**Set task:** Without including any pictures, copy each entry below exactly.

**Records for processing:**
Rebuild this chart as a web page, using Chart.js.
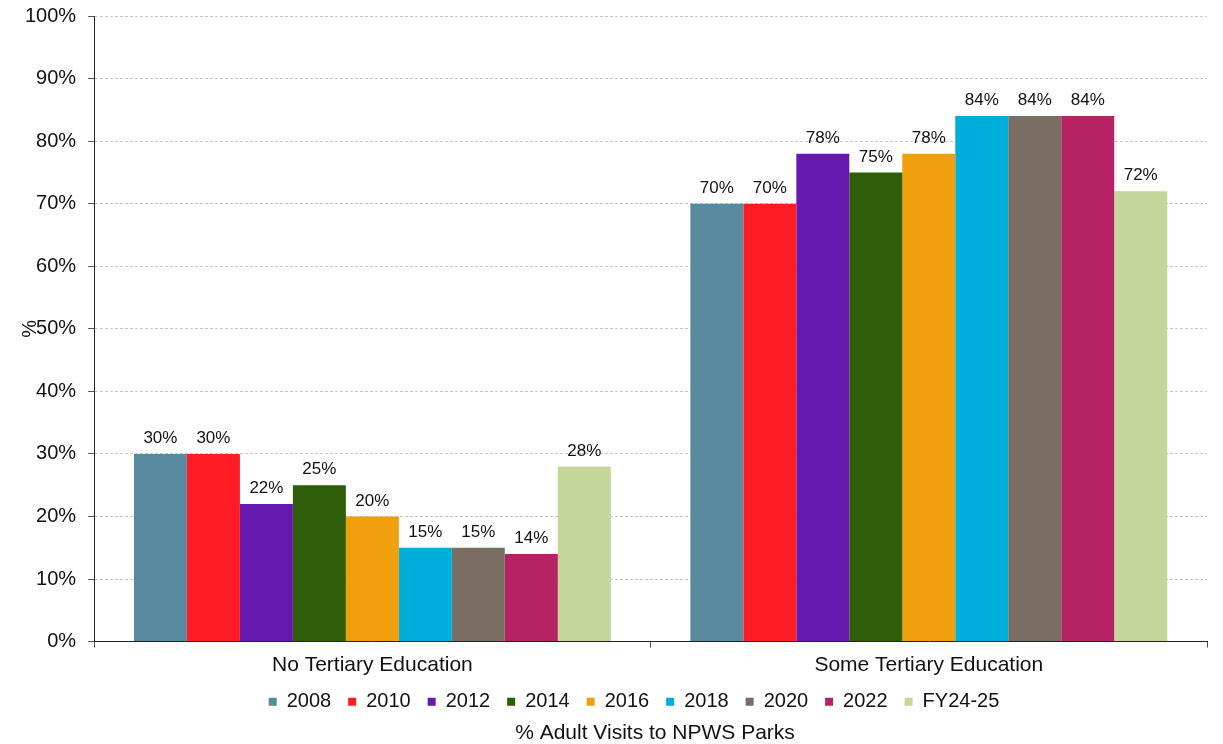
<!DOCTYPE html>
<html>
<head>
<meta charset="utf-8">
<script src="https://cdn.jsdelivr.net/npm/chart.js@4.4.1/dist/chart.umd.min.js"></script>
<style>
  html, body { margin: 0; padding: 0; background: #fff; }
  canvas { display: block; }
</style>
</head>
<body>
<canvas id="c" width="1223" height="744"></canvas>
<script>
const categories = ["No Tertiary Education", "Some Tertiary Education"];
const seriesNames = ["2008", "2010", "2012", "2014", "2016", "2018", "2020", "2022", "FY24-25"];
const values2008 = [30, 70];
const values2010 = [30, 70];
const values2012 = [22, 78];
const values2014 = [25, 75];
const values2016 = [20, 78];
const values2018 = [15, 84];
const values2020 = [15, 84];
const values2022 = [14, 84];
const valuesFY2425 = [28, 72];
const seriesColors = ["#588BA0", "#FF1C24", "#6619AF", "#2F5E0B", "#F0A00C", "#00AEDC", "#7A6E63", "#B52363", "#C4D69A"];
const yTicks = [0, 10, 20, 30, 40, 50, 60, 70, 80, 90, 100];
const yTitle = "%";
const chartTitle = "% Adult Visits to NPWS Parks";

const allValues = [values2008, values2010, values2012, values2014, values2016, values2018, values2020, values2022, valuesFY2425];
const FONT = "'Liberation Sans', Arial, sans-serif";

const labelPlugin = {
  id: 'barLabels',
  afterDatasetsDraw(chart) {
    const ctx = chart.ctx;
    ctx.save();
    ctx.font = "17px " + FONT;
    ctx.fillStyle = "#111";
    ctx.textAlign = "center";
    ctx.textBaseline = "bottom";
    chart.data.datasets.forEach((ds, di) => {
      const meta = chart.getDatasetMeta(di);
      meta.data.forEach((bar, i) => {
        ctx.fillText(ds.data[i] + "%", bar.x, bar.y - 7);
      });
    });
    ctx.restore();
  }
};

const yTitlePlugin = {
  id: 'yTitle',
  afterDraw(chart) {
    const ctx = chart.ctx;
    const y = chart.scales.y;
    ctx.save();
    ctx.font = "20px " + FONT;
    ctx.fillStyle = "#111";
    ctx.translate(30, (y.top + y.bottom) / 2);
    ctx.rotate(-Math.PI / 2);
    ctx.textAlign = "center";
    ctx.textBaseline = "middle";
    ctx.fillText(yTitle, 0, 0);
    ctx.restore();
  }
};

// tighten the legend vertically and nudge legend/title
const layoutTweak = {
  id: 'layoutTweak',
  beforeLayout(chart) {
    const lg = chart.legend;
    if (lg && !lg._tweaked) {
      const orig = lg.fit.bind(lg);
      lg.fit = function () { orig(); this.height -= 11; };
      lg._tweaked = true;
    }
  },
  afterLayout(chart) {
    const lg = chart.legend;
    if (lg) { lg.left += 24; lg.right += 24; lg.top -= 8; lg.bottom -= 8; }
    const t = chart.titleBlock;
    if (t) { t.left += 45; t.right += 45; t.top += 2; t.bottom += 2; }
  }
};

new Chart(document.getElementById('c'), {
  type: 'bar',
  data: {
    labels: categories,
    datasets: seriesNames.map((n, i) => ({
      label: n,
      data: allValues[i],
      backgroundColor: seriesColors[i],
      borderWidth: 0,
      barPercentage: 1.0,
      categoryPercentage: 0.857
    }))
  },
  options: {
    responsive: false,
    animation: false,
    devicePixelRatio: 1,
    layout: { padding: { top: 16, right: 16, left: 13, bottom: 0 } },
    plugins: {
      legend: {
        position: 'bottom',
        labels: {
          font: { family: FONT, size: 20 },
          color: "#111",
          boxWidth: 8,
          boxHeight: 8,
          padding: 17
        }
      },
      title: {
        display: true,
        position: 'bottom',
        text: chartTitle,
        font: { family: FONT, size: 21, weight: 'normal' },
        color: "#111",
        padding: { top: 0, bottom: 0 }
      },
      tooltip: { enabled: false }
    },
    scales: {
      x: {
        offset: true,
        grid: {
          display: true,
          offset: true,
          drawOnChartArea: false,
          drawTicks: true,
          tickLength: 6,
          tickColor: "#555"
        },
        border: { display: true, color: "#222", width: 1 },
        ticks: {
          font: { family: FONT, size: 21 },
          color: "#111",
          padding: 5,
          maxRotation: 0
        }
      },
      y: {
        min: 0,
        max: 100,
        afterBuildTicks(scale) { scale.ticks = yTicks.map(v => ({ value: v })); },
        afterFit(scale) { scale.paddingTop = 0; },
        grid: {
          color: "#c8c8c8",
          lineWidth: 1,
          drawTicks: true,
          tickLength: 6,
          tickColor: "#555"
        },
        border: { display: true, color: "#222", width: 1, dash: [3, 2] },
        ticks: {
          font: { family: FONT, size: 20 },
          color: "#111",
          padding: 12,
          callback: v => v + "%"
        }
      }
    }
  },
  plugins: [labelPlugin, yTitlePlugin, layoutTweak]
});
</script>
</body>
</html>
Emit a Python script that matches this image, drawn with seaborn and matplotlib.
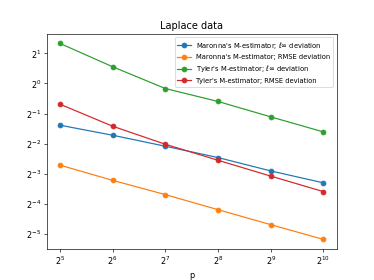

**Result:**
Rebuild this chart as a web page, using Chart.js.
<!DOCTYPE html>
<html>
<head>
<meta charset="utf-8">
<script src="https://cdn.jsdelivr.net/npm/chart.js@4.4.1/dist/chart.umd.min.js"></script>
<style>
  html, body { margin: 0; padding: 0; background: #fff; }
  canvas { display: block; }
</style>
</head>
<body>
<canvas id="c" width="1223" height="744"></canvas>
<script>
const categories = ["No Tertiary Education", "Some Tertiary Education"];
const seriesNames = ["2008", "2010", "2012", "2014", "2016", "2018", "2020", "2022", "FY24-25"];
const values2008 = [30, 70];
const values2010 = [30, 70];
const values2012 = [22, 78];
const values2014 = [25, 75];
const values2016 = [20, 78];
const values2018 = [15, 84];
const values2020 = [15, 84];
const values2022 = [14, 84];
const valuesFY2425 = [28, 72];
const seriesColors = ["#588BA0", "#FF1C24", "#6619AF", "#2F5E0B", "#F0A00C", "#00AEDC", "#7A6E63", "#B52363", "#C4D69A"];
const yTicks = [0, 10, 20, 30, 40, 50, 60, 70, 80, 90, 100];
const yTitle = "%";
const chartTitle = "% Adult Visits to NPWS Parks";

const allValues = [values2008, values2010, values2012, values2014, values2016, values2018, values2020, values2022, valuesFY2425];
const FONT = "'Liberation Sans', Arial, sans-serif";

const labelPlugin = {
  id: 'barLabels',
  afterDatasetsDraw(chart) {
    const ctx = chart.ctx;
    ctx.save();
    ctx.font = "17px " + FONT;
    ctx.fillStyle = "#111";
    ctx.textAlign = "center";
    ctx.textBaseline = "bottom";
    chart.data.datasets.forEach((ds, di) => {
      const meta = chart.getDatasetMeta(di);
      meta.data.forEach((bar, i) => {
        ctx.fillText(ds.data[i] + "%", bar.x, bar.y - 7);
      });
    });
    ctx.restore();
  }
};

const yTitlePlugin = {
  id: 'yTitle',
  afterDraw(chart) {
    const ctx = chart.ctx;
    const y = chart.scales.y;
    ctx.save();
    ctx.font = "20px " + FONT;
    ctx.fillStyle = "#111";
    ctx.translate(30, (y.top + y.bottom) / 2);
    ctx.rotate(-Math.PI / 2);
    ctx.textAlign = "center";
    ctx.textBaseline = "middle";
    ctx.fillText(yTitle, 0, 0);
    ctx.restore();
  }
};

// tighten the legend vertically and nudge legend/title
const layoutTweak = {
  id: 'layoutTweak',
  beforeLayout(chart) {
    const lg = chart.legend;
    if (lg && !lg._tweaked) {
      const orig = lg.fit.bind(lg);
      lg.fit = function () { orig(); this.height -= 11; };
      lg._tweaked = true;
    }
  },
  afterLayout(chart) {
    const lg = chart.legend;
    if (lg) { lg.left += 24; lg.right += 24; lg.top -= 8; lg.bottom -= 8; }
    const t = chart.titleBlock;
    if (t) { t.left += 45; t.right += 45; t.top += 2; t.bottom += 2; }
  }
};

new Chart(document.getElementById('c'), {
  type: 'bar',
  data: {
    labels: categories,
    datasets: seriesNames.map((n, i) => ({
      label: n,
      data: allValues[i],
      backgroundColor: seriesColors[i],
      borderWidth: 0,
      barPercentage: 1.0,
      categoryPercentage: 0.857
    }))
  },
  options: {
    responsive: false,
    animation: false,
    devicePixelRatio: 1,
    layout: { padding: { top: 16, right: 16, left: 13, bottom: 0 } },
    plugins: {
      legend: {
        position: 'bottom',
        labels: {
          font: { family: FONT, size: 20 },
          color: "#111",
          boxWidth: 8,
          boxHeight: 8,
          padding: 17
        }
      },
      title: {
        display: true,
        position: 'bottom',
        text: chartTitle,
        font: { family: FONT, size: 21, weight: 'normal' },
        color: "#111",
        padding: { top: 0, bottom: 0 }
      },
      tooltip: { enabled: false }
    },
    scales: {
      x: {
        offset: true,
        grid: {
          display: true,
          offset: true,
          drawOnChartArea: false,
          drawTicks: true,
          tickLength: 6,
          tickColor: "#555"
        },
        border: { display: true, color: "#222", width: 1 },
        ticks: {
          font: { family: FONT, size: 21 },
          color: "#111",
          padding: 5,
          maxRotation: 0
        }
      },
      y: {
        min: 0,
        max: 100,
        afterBuildTicks(scale) { scale.ticks = yTicks.map(v => ({ value: v })); },
        afterFit(scale) { scale.paddingTop = 0; },
        grid: {
          color: "#c8c8c8",
          lineWidth: 1,
          drawTicks: true,
          tickLength: 6,
          tickColor: "#555"
        },
        border: { display: true, color: "#222", width: 1, dash: [3, 2] },
        ticks: {
          font: { family: FONT, size: 20 },
          color: "#111",
          padding: 12,
          callback: v => v + "%"
        }
      }
    }
  },
  plugins: [labelPlugin, yTitlePlugin, layoutTweak]
});
</script>
</body>
</html>
Emit a Python script that matches this image, drawn with seaborn and matplotlib.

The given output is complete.